%%

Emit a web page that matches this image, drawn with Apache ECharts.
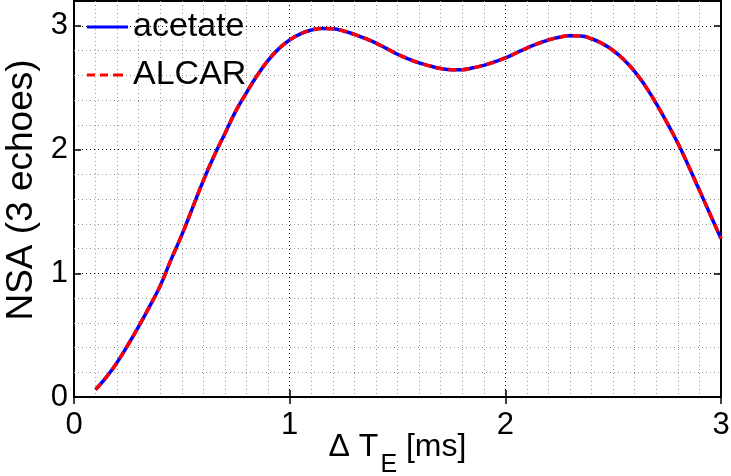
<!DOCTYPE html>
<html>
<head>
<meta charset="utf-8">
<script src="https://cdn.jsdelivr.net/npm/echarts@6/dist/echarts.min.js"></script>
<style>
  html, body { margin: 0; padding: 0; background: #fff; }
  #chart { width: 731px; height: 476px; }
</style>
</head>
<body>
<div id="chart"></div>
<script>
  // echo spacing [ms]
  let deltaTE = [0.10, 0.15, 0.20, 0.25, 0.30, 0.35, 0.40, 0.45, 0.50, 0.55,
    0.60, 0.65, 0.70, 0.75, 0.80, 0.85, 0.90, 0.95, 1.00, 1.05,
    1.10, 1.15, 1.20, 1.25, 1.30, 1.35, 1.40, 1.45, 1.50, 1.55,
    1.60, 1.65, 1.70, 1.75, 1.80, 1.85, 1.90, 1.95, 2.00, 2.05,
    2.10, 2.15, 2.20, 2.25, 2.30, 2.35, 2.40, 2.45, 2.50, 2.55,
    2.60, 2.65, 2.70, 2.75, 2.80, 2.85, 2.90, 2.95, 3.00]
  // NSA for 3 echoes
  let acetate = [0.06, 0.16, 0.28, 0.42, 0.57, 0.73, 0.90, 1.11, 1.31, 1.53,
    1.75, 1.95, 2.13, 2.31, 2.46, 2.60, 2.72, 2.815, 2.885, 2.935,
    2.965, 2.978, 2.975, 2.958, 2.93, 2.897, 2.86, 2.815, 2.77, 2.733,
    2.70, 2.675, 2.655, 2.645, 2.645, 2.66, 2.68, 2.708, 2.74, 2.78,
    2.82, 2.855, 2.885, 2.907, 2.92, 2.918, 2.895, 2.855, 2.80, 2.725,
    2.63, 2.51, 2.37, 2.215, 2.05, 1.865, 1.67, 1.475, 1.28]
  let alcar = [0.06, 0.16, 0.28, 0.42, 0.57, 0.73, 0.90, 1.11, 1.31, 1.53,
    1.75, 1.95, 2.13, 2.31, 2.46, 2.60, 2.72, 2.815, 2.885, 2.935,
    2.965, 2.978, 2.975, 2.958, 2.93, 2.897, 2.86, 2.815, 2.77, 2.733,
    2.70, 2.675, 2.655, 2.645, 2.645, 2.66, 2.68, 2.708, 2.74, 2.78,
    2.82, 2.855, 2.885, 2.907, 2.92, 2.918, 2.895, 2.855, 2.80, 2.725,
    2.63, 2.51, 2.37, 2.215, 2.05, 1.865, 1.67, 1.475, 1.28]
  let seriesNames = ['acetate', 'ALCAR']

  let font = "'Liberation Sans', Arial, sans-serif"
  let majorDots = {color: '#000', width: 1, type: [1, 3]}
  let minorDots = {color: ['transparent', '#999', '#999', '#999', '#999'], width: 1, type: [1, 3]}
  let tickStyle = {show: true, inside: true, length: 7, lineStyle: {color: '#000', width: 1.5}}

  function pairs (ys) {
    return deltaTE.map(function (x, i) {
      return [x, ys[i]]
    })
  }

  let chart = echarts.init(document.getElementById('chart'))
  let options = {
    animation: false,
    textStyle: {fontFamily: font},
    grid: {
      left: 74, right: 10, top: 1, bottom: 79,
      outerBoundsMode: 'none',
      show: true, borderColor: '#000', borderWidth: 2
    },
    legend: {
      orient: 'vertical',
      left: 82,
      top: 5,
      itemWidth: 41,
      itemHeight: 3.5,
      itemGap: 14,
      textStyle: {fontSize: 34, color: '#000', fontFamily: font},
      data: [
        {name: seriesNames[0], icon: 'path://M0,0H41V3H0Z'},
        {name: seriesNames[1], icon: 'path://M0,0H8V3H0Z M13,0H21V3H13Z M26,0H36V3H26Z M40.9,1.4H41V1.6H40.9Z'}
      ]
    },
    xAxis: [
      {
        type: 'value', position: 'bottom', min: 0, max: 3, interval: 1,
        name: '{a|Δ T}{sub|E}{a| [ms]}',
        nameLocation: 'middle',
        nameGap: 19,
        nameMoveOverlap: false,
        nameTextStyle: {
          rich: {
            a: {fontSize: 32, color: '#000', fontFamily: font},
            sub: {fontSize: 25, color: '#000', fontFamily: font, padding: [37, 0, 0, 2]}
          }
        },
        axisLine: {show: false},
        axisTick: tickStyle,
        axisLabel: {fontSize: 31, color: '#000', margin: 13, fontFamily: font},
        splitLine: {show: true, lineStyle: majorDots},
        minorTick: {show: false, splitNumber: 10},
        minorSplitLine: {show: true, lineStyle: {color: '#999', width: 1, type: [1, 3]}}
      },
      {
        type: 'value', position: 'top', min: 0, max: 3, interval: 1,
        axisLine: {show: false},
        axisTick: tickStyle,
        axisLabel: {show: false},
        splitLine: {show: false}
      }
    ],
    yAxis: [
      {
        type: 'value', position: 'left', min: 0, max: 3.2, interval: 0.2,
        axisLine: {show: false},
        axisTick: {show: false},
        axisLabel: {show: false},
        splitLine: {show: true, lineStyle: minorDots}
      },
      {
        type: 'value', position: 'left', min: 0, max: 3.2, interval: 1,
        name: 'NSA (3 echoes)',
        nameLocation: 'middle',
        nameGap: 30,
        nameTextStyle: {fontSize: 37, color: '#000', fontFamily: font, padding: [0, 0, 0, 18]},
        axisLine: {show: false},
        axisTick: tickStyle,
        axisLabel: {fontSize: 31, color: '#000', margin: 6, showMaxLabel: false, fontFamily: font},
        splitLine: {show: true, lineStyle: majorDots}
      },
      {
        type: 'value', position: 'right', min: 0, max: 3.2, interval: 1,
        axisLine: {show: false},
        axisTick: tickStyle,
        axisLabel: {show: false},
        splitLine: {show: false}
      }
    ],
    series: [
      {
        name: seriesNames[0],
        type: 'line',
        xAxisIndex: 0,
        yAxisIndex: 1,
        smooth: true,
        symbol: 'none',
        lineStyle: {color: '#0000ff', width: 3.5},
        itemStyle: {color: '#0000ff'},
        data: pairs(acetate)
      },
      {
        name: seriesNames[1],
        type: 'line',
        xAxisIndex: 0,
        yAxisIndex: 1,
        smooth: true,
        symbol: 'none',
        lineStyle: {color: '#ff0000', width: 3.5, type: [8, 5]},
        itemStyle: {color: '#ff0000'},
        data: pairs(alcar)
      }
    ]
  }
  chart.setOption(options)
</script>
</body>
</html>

%%

▶ What you have to do
Would you return the data exactly as written, without the pictures?

▶ Solution
Emit a web page that matches this image, drawn with Apache ECharts.
<!DOCTYPE html>
<html>
<head>
<meta charset="utf-8">
<script src="https://cdn.jsdelivr.net/npm/echarts@6/dist/echarts.min.js"></script>
<style>
  html, body { margin: 0; padding: 0; background: #fff; }
  #chart { width: 731px; height: 476px; }
</style>
</head>
<body>
<div id="chart"></div>
<script>
  // echo spacing [ms]
  let deltaTE = [0.10, 0.15, 0.20, 0.25, 0.30, 0.35, 0.40, 0.45, 0.50, 0.55,
    0.60, 0.65, 0.70, 0.75, 0.80, 0.85, 0.90, 0.95, 1.00, 1.05,
    1.10, 1.15, 1.20, 1.25, 1.30, 1.35, 1.40, 1.45, 1.50, 1.55,
    1.60, 1.65, 1.70, 1.75, 1.80, 1.85, 1.90, 1.95, 2.00, 2.05,
    2.10, 2.15, 2.20, 2.25, 2.30, 2.35, 2.40, 2.45, 2.50, 2.55,
    2.60, 2.65, 2.70, 2.75, 2.80, 2.85, 2.90, 2.95, 3.00]
  // NSA for 3 echoes
  let acetate = [0.06, 0.16, 0.28, 0.42, 0.57, 0.73, 0.90, 1.11, 1.31, 1.53,
    1.75, 1.95, 2.13, 2.31, 2.46, 2.60, 2.72, 2.815, 2.885, 2.935,
    2.965, 2.978, 2.975, 2.958, 2.93, 2.897, 2.86, 2.815, 2.77, 2.733,
    2.70, 2.675, 2.655, 2.645, 2.645, 2.66, 2.68, 2.708, 2.74, 2.78,
    2.82, 2.855, 2.885, 2.907, 2.92, 2.918, 2.895, 2.855, 2.80, 2.725,
    2.63, 2.51, 2.37, 2.215, 2.05, 1.865, 1.67, 1.475, 1.28]
  let alcar = [0.06, 0.16, 0.28, 0.42, 0.57, 0.73, 0.90, 1.11, 1.31, 1.53,
    1.75, 1.95, 2.13, 2.31, 2.46, 2.60, 2.72, 2.815, 2.885, 2.935,
    2.965, 2.978, 2.975, 2.958, 2.93, 2.897, 2.86, 2.815, 2.77, 2.733,
    2.70, 2.675, 2.655, 2.645, 2.645, 2.66, 2.68, 2.708, 2.74, 2.78,
    2.82, 2.855, 2.885, 2.907, 2.92, 2.918, 2.895, 2.855, 2.80, 2.725,
    2.63, 2.51, 2.37, 2.215, 2.05, 1.865, 1.67, 1.475, 1.28]
  let seriesNames = ['acetate', 'ALCAR']

  let font = "'Liberation Sans', Arial, sans-serif"
  let majorDots = {color: '#000', width: 1, type: [1, 3]}
  let minorDots = {color: ['transparent', '#999', '#999', '#999', '#999'], width: 1, type: [1, 3]}
  let tickStyle = {show: true, inside: true, length: 7, lineStyle: {color: '#000', width: 1.5}}

  function pairs (ys) {
    return deltaTE.map(function (x, i) {
      return [x, ys[i]]
    })
  }

  let chart = echarts.init(document.getElementById('chart'))
  let options = {
    animation: false,
    textStyle: {fontFamily: font},
    grid: {
      left: 74, right: 10, top: 1, bottom: 79,
      outerBoundsMode: 'none',
      show: true, borderColor: '#000', borderWidth: 2
    },
    legend: {
      orient: 'vertical',
      left: 82,
      top: 5,
      itemWidth: 41,
      itemHeight: 3.5,
      itemGap: 14,
      textStyle: {fontSize: 34, color: '#000', fontFamily: font},
      data: [
        {name: seriesNames[0], icon: 'path://M0,0H41V3H0Z'},
        {name: seriesNames[1], icon: 'path://M0,0H8V3H0Z M13,0H21V3H13Z M26,0H36V3H26Z M40.9,1.4H41V1.6H40.9Z'}
      ]
    },
    xAxis: [
      {
        type: 'value', position: 'bottom', min: 0, max: 3, interval: 1,
        name: '{a|Δ T}{sub|E}{a| [ms]}',
        nameLocation: 'middle',
        nameGap: 19,
        nameMoveOverlap: false,
        nameTextStyle: {
          rich: {
            a: {fontSize: 32, color: '#000', fontFamily: font},
            sub: {fontSize: 25, color: '#000', fontFamily: font, padding: [37, 0, 0, 2]}
          }
        },
        axisLine: {show: false},
        axisTick: tickStyle,
        axisLabel: {fontSize: 31, color: '#000', margin: 13, fontFamily: font},
        splitLine: {show: true, lineStyle: majorDots},
        minorTick: {show: false, splitNumber: 10},
        minorSplitLine: {show: true, lineStyle: {color: '#999', width: 1, type: [1, 3]}}
      },
      {
        type: 'value', position: 'top', min: 0, max: 3, interval: 1,
        axisLine: {show: false},
        axisTick: tickStyle,
        axisLabel: {show: false},
        splitLine: {show: false}
      }
    ],
    yAxis: [
      {
        type: 'value', position: 'left', min: 0, max: 3.2, interval: 0.2,
        axisLine: {show: false},
        axisTick: {show: false},
        axisLabel: {show: false},
        splitLine: {show: true, lineStyle: minorDots}
      },
      {
        type: 'value', position: 'left', min: 0, max: 3.2, interval: 1,
        name: 'NSA (3 echoes)',
        nameLocation: 'middle',
        nameGap: 30,
        nameTextStyle: {fontSize: 37, color: '#000', fontFamily: font, padding: [0, 0, 0, 18]},
        axisLine: {show: false},
        axisTick: tickStyle,
        axisLabel: {fontSize: 31, color: '#000', margin: 6, showMaxLabel: false, fontFamily: font},
        splitLine: {show: true, lineStyle: majorDots}
      },
      {
        type: 'value', position: 'right', min: 0, max: 3.2, interval: 1,
        axisLine: {show: false},
        axisTick: tickStyle,
        axisLabel: {show: false},
        splitLine: {show: false}
      }
    ],
    series: [
      {
        name: seriesNames[0],
        type: 'line',
        xAxisIndex: 0,
        yAxisIndex: 1,
        smooth: true,
        symbol: 'none',
        lineStyle: {color: '#0000ff', width: 3.5},
        itemStyle: {color: '#0000ff'},
        data: pairs(acetate)
      },
      {
        name: seriesNames[1],
        type: 'line',
        xAxisIndex: 0,
        yAxisIndex: 1,
        smooth: true,
        symbol: 'none',
        lineStyle: {color: '#ff0000', width: 3.5, type: [8, 5]},
        itemStyle: {color: '#ff0000'},
        data: pairs(alcar)
      }
    ]
  }
  chart.setOption(options)
</script>
</body>
</html>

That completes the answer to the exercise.